Penas de Pavão
A água quente caía forte pelo corpo da garota. As gotas ferventes escaldavam-na da cabeça aos pés, como se fosse um frango a ser depenado. Escorriam por sobre a jovem russa, arrancando cada parte desse corpo que, outrora, ela chamava de seu.
Seus verdes olhos estavam inchados e rubros. O líquido salgado que deles brotava – cacos de uma alma que, algum dia, estivera ali – empurrava para fora tudo aquilo que impedisse a mundícia interior, realizando a tarefa que apenas o chuveiro jamais seria capaz de fazer sem ajuda.
Suas pernas fraquejavam. Seus braços pendiam moles. Os membros, em suma, aparentavam ser inertes apêndices, sem nenhuma ligação direta à menina. Porém, ainda que parecessem desligados a uma rápida olhadela, uma visão menos superficial mostrava que eles não estavam desconexos do torso.
Eles estavam mortos.
E, como tudo o que fenece, eles também não resistiram ao pesado fardo que seguravam. Pouco a pouco, segundo a segundo, eles desciam. A jovem escorregou junto à enxurrada, ansiando ardentemente que, junto a ela, atravessasse o ralo e desvanecesse.
Infelizmente, não foi o que aconteceu. Já conformada com essa rejeição divina a seus desejos, vontades e escolhas, ela deitou-se no chão. Em uma pose fetal, totalmente encolhida, ela buscou sentir-se novamente no útero materno, protegida de todas as ameaças externas. Pela primeira vez desde que chegara, ela sorriu.
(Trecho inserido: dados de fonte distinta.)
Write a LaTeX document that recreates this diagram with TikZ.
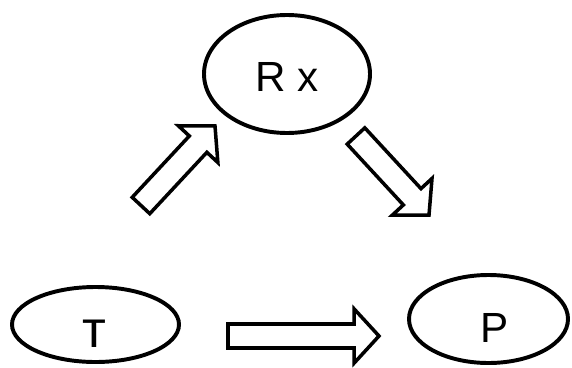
\documentclass[tikz,border=0pt]{standalone}
\usepackage{fontspec}
\setmainfont{Liberation Sans}
\usetikzlibrary{shapes.geometric, calc}

\newcommand{\blockarrow}[2]{%
	\coordinate (neck) at ($(#2)!0.62cm!(#1)$);
	\draw [block] ($(#1)!0.3cm!90:(#2)$) -- ($(neck)!0.3cm!90:(#2)$) -- ($(neck)!0.675cm!90:(#2)$) -- (#2) -- ($(neck)!0.675cm!-90:(#2)$) -- ($(neck)!0.3cm!-90:(#2)$) -- ($(#1)!0.3cm!-90:(#2)$) -- cycle;
}

\begin{document}
\begin{tikzpicture}[
		oval/.style={draw, ellipse, line width=2.8pt, inner sep=0pt, outer sep=0pt},
		lbl/.style={anchor=base, inner sep=0pt, font=\fontsize{30}{36}\selectfont},
		block/.style={line width=2.5pt, line join=miter},
	]
		\useasboundingbox (0, 0) rectangle (14.3, 9.175);

		\node [oval, minimum width=4.15cm, minimum height=2.95cm] (rx) at (7.175, 7.325) {};
		\node [oval, minimum width=4.175cm, minimum height=1.875cm] (t) at (2.3875, 1.0625) {};
		\node [oval, minimum width=3.975cm, minimum height=2.2cm] (p) at (12.2125, 1.2) {};

		\node [lbl] (rxtext) at (7.175, 6.875) {R x};
		\node [lbl, font=\fontsize{37}{44}\selectfont] (ttext) at (2.35, 0.5) {т};
		\node [lbl] (ptext) at (12.375, 0.625) {P};

		\coordinate (up1) at (3.525, 4.0375);
		\coordinate (up2) at (5.375, 6.025);
		\coordinate (down1) at (8.9, 5.775);
		\coordinate (down2) at (10.725, 3.8);
		\coordinate (across1) at (5.7, 0.775);
		\coordinate (across2) at (9.475, 0.775);

		\blockarrow{up1}{up2}
		\blockarrow{down1}{down2}
		\blockarrow{across1}{across2}
	\end{tikzpicture}
\end{document}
O cheiro vindo do ralo nauseou-a. Olhou-o. Havia cabelos longos na metade do caminho – associou-os a ela, que também estava caindo pelas metades. Ouvira que muitas desmaiavam. Ela conseguira chegar em casa, não? Era uma vitoriosa!
Por que, então, não se sentia uma?
Sentiu medo. Ele poderia estar por ali, espiando-a. O pensamento fê-la levar as mãos em direção à vulva, tentando protegê-la de uma ameaça inidentificável – que, até onde ela sabia, poderia estar em qualquer lugar, sondando-a no escuro.
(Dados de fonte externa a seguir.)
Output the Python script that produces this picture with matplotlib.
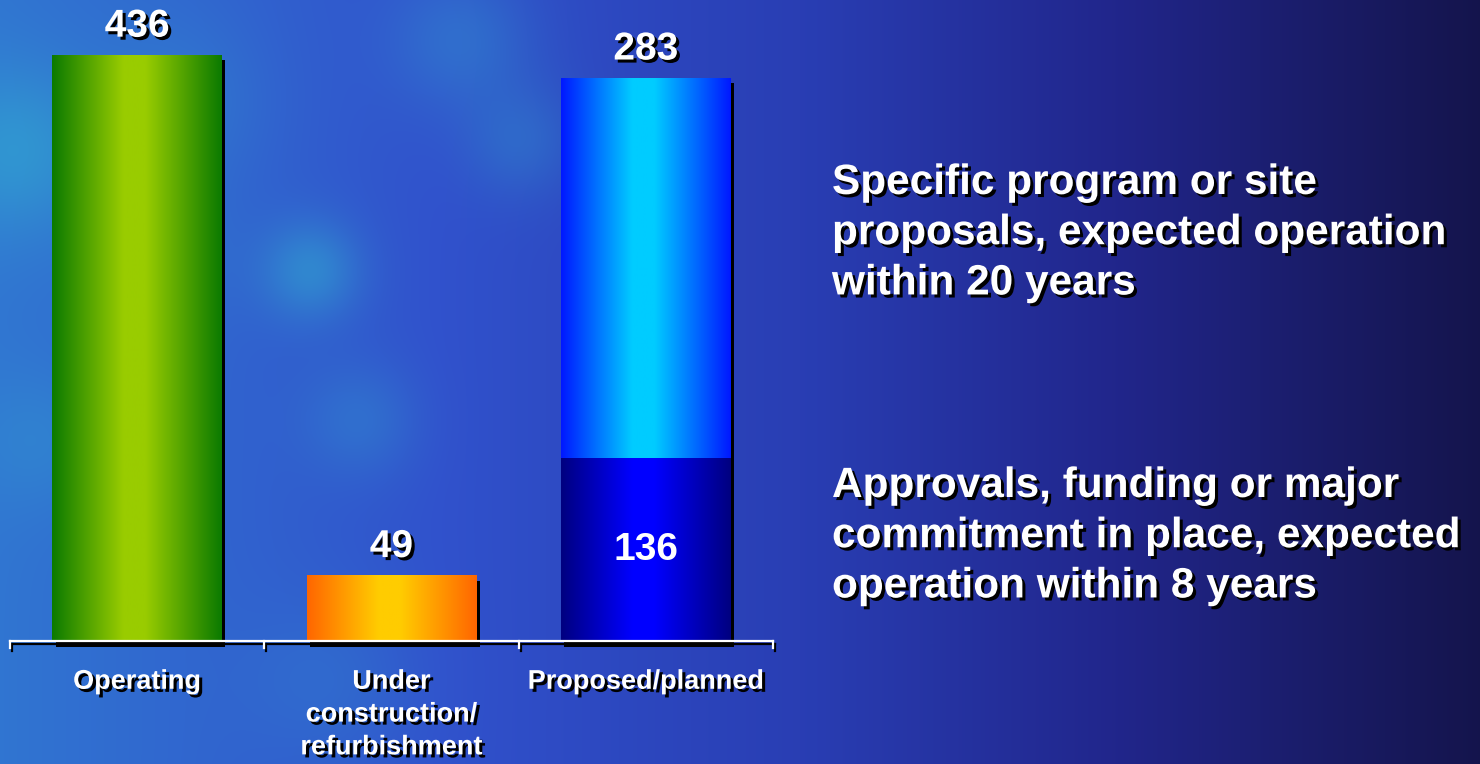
"""
plot.py - reactor status bar chart on a blue slide background
"""

import numpy as np
import matplotlib
matplotlib.use("Agg")
import matplotlib.pyplot as plt
import matplotlib.patheffects as pe
from matplotlib.colors import LinearSegmentedColormap

plt.rcParams['font.family'] = ['Liberation Sans', 'DejaVu Sans']
plt.rcParams['font.weight'] = 'bold'

# data
categories = ['Operating', 'Under\nconstruction/\nrefurbishment', 'Proposed/planned']
base_values = [436, 49, 136]
top_values = [0, 0, 283]
note_upper = 'Specific program or site\nproposals, expected operation\nwithin 20 years'
note_lower = 'Approvals, funding or major\ncommitment in place, expected\noperation within 8 years'

# gradients across each bar (edge -> centre -> edge)
grad_base = [['#0b7a00', '#99cc00', '#99cc00', '#0b7a00'],
             ['#ff6600', '#ffcc00', '#ffcc00', '#ff6600'],
             ['#000080', '#0000ff', '#0000ff', '#000080']]
grad_top = ['#0018ff', '#00ccff', '#00ccff', '#0018ff']

W, H = 1480, 764
fig = plt.figure(figsize=(W / 100, H / 100), dpi=100)

# background: blue slide, lighter with cyan clouds on the left, navy on the right
yy, xx = np.mgrid[0:H, 0:W]
u = xx / W
stops = [0, 0.3, 0.55, 0.75, 1]
bg = np.dstack([np.interp(u, stops, [0.19, 0.19, 0.16, 0.13, 0.08]),
                np.interp(u, stops, [0.46, 0.32, 0.24, 0.15, 0.08]),
                np.interp(u, stops, [0.82, 0.80, 0.70, 0.55, 0.30])])
cyan = np.array([0.19, 0.64, 0.82])
for cx, cy, r, a in [(15, 150, 60, 0.7), (310, 270, 35, 0.6), (460, 40, 50, 0.35),
                     (180, 100, 60, 0.25), (360, 420, 40, 0.3), (40, 440, 50, 0.3),
                     (520, 140, 40, 0.3), (330, 680, 60, 0.2), (160, 250, 50, 0.2)]:
    g = a * np.exp(-((xx - cx) ** 2 + (yy - cy) ** 2) / (2 * r ** 2))
    bg = bg * (1 - g[..., None]) + cyan[None, None, :] * g[..., None]
bax = fig.add_axes([0, 0, 1, 1], zorder=-1)
bax.imshow(np.clip(bg, 0, 1), aspect='auto', extent=(0, 1, 0, 1))
bax.axis('off')

ax = fig.add_axes([10 / W, 123 / H, 763 / W, 632 / H])
ax.patch.set_alpha(0)

shadow_txt = [pe.SimplePatchShadow(offset=(2.2, -2.2), shadow_rgbFace='black', alpha=1), pe.Normal()]
bar_shadow = [pe.SimplePatchShadow(offset=(2.4, -4), shadow_rgbFace='black', alpha=1)]

x = np.arange(len(categories))
width = 0.667
bars_base = ax.bar(x, base_values, width, facecolor='none', edgecolor='none',
                   path_effects=bar_shadow, zorder=2, clip_on=False)
bars_top = ax.bar(x, top_values, width, bottom=base_values, facecolor='none',
                  edgecolor='none', path_effects=bar_shadow, zorder=2, clip_on=False)

ramp = np.linspace(0, 1, 256)[None, :]
for bar, cols in zip(bars_base, grad_base):
    cmap = LinearSegmentedColormap.from_list('g', list(zip([0, 0.42, 0.55, 1], cols)))
    x0, y0 = bar.get_xy()
    im = ax.imshow(ramp, cmap=cmap, aspect='auto', zorder=3,
                   extent=(x0, x0 + bar.get_width(), y0, y0 + bar.get_height()))
    im.set_clip_path(bar)
for bar, v in zip(bars_top, top_values):
    if v == 0:
        bar.set_path_effects([])
        continue
    cmap = LinearSegmentedColormap.from_list('t', list(zip([0, 0.42, 0.55, 1], grad_top)))
    x0, y0 = bar.get_xy()
    im = ax.imshow(ramp, cmap=cmap, aspect='auto', zorder=3,
                   extent=(x0, x0 + bar.get_width(), y0, y0 + bar.get_height()))
    im.set_clip_path(bar)

# value labels
for i in range(len(categories)):
    total = base_values[i] + top_values[i]
    if top_values[i] > 0:
        ax.annotate(str(top_values[i]), (x[i], total), xytext=(0, 13), textcoords='offset points',
                    ha='center', va='baseline', fontsize=28, color='white',
                    path_effects=shadow_txt, zorder=5)
        ax.text(x[i], base_values[i] / 2, str(base_values[i]), ha='center', va='center',
                fontsize=28, color='white', zorder=5)
    else:
        ax.annotate(str(base_values[i]), (x[i], total), xytext=(0, 13), textcoords='offset points',
                    ha='center', va='baseline', fontsize=28, color='white',
                    path_effects=shadow_txt, zorder=5)

# axis bracket
bounds = np.arange(len(categories) + 1) - 0.5
line_fx = [pe.SimpleLineShadow(offset=(1.5, -2), shadow_color='black', alpha=1), pe.Normal()]
ax.plot([bounds[0], bounds[-1]], [0, 0], color='white', lw=1.6, zorder=4,
        clip_on=False, path_effects=line_fx)
for b in bounds:
    ax.plot([b, b], [0, -5], color='white', lw=1.6, zorder=4, clip_on=False,
            path_effects=line_fx)

ax.set_xlim(bounds[0], bounds[-1])
ax.set_ylim(0, 470)
ax.set_xticks(x)
ax.set_xticklabels(categories, fontsize=19.5, color='white', linespacing=1.34)
ax.tick_params(axis='x', length=0, pad=20)
ax.set_yticks([])
for s in ax.spines.values():
    s.set_visible(False)
for lbl in ax.get_xticklabels():
    lbl.set_path_effects(shadow_txt)
    lbl.set_verticalalignment('top')

fig.text(832 / W, 1 - 163 / H, note_upper, ha='left', va='top', fontsize=30.5,
         color='white', linespacing=1.33, path_effects=shadow_txt)
fig.text(832 / W, 1 - 466 / H, note_lower, ha='left', va='top', fontsize=30.5,
         color='white', linespacing=1.33, path_effects=shadow_txt)

fig.savefig('out.png', dpi=100)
Os braços dela estavam marcados. Ela podia ver os sinais impressos na própria pele por aquelas mãos ásperas, desprovidas de calor. As imagens e os sons surgiram como flashes na mente já cansada. Sombras, apertões, gritos, lamúrias e sussurros eram tudo o que eram. Levantou-se.
Imaginara a mão erguendo-se do ralo, indo em direção a ela.
Ainda que amedrontada, ergueu a cabeça, decidida. Alcançou a esponja com a mão direita e, desejosa por limpar de vez aquele execrável suplício, esfregou-se fortemente. Nada que estivesse a seu alcance escapou da catarse física a qual ela se impôs.
Braços, pernas, pescoço, seios, abdômen e nádegas: de todos arrancou a sujeira que existia – ou que imaginasse existir. A pele, avermelhada, rendia-se à razão corrompida e exposta. Já pouco sobrara do sabão em barra quando ela decidiu que purgaria os males por onde eles haviam entrado.
Quando o objeto purificador entrou em contato com a parte maculada, ela ouviu o coro angelical entoando seus mais belos cantos. O sabonete abriu espaço pela abertura – rompida e sangrenta – enquanto a aspereza da bucha causava-lhe sensações indescritíveis.
Sobressaltou-se. O que ela estava fazendo? Uma ideiazinha lampejou pela mente: “nada mais precisa fazer sentido. A lógica era uma coisa própria dos humanos”. Mas não era ela humana? A resposta atingiu-a num assalto – o corpo dela fora um objeto alheio. Ainda que por um pequeno lapso de tempo, ela havia perdido a liberdade. Havia perdido tudo.
Era menos que um verme.
Esses pensamentos a fizeram chorar. De novo. Ergueu os olhos ao teto, procurando algo que não existia. Uma coruja piou ao longe. Começara a escorregar quando brotou-lhe outro ponto de vista. Algo que não ocorrera antes. Algo diferente. Girou o registro do chuveiro. A água parou de cair. Empinou a cabeça e disse, primeiro mentalmente, depois em voz baixa. Por fim, bradou aos quatro ventos:
– EU SOU MINHA!
A frase agradou-a. A sonoridade estava perfeita. Secou-se. No quarto, vestiu o velho vestido cinza, estampado com os olhos das penas de pavão. Faria como o pavão: transformaria as toxinas em belas cores. Sussurrou elogios para a mulher no espelho, secou as lágrimas que esquecera e saiu.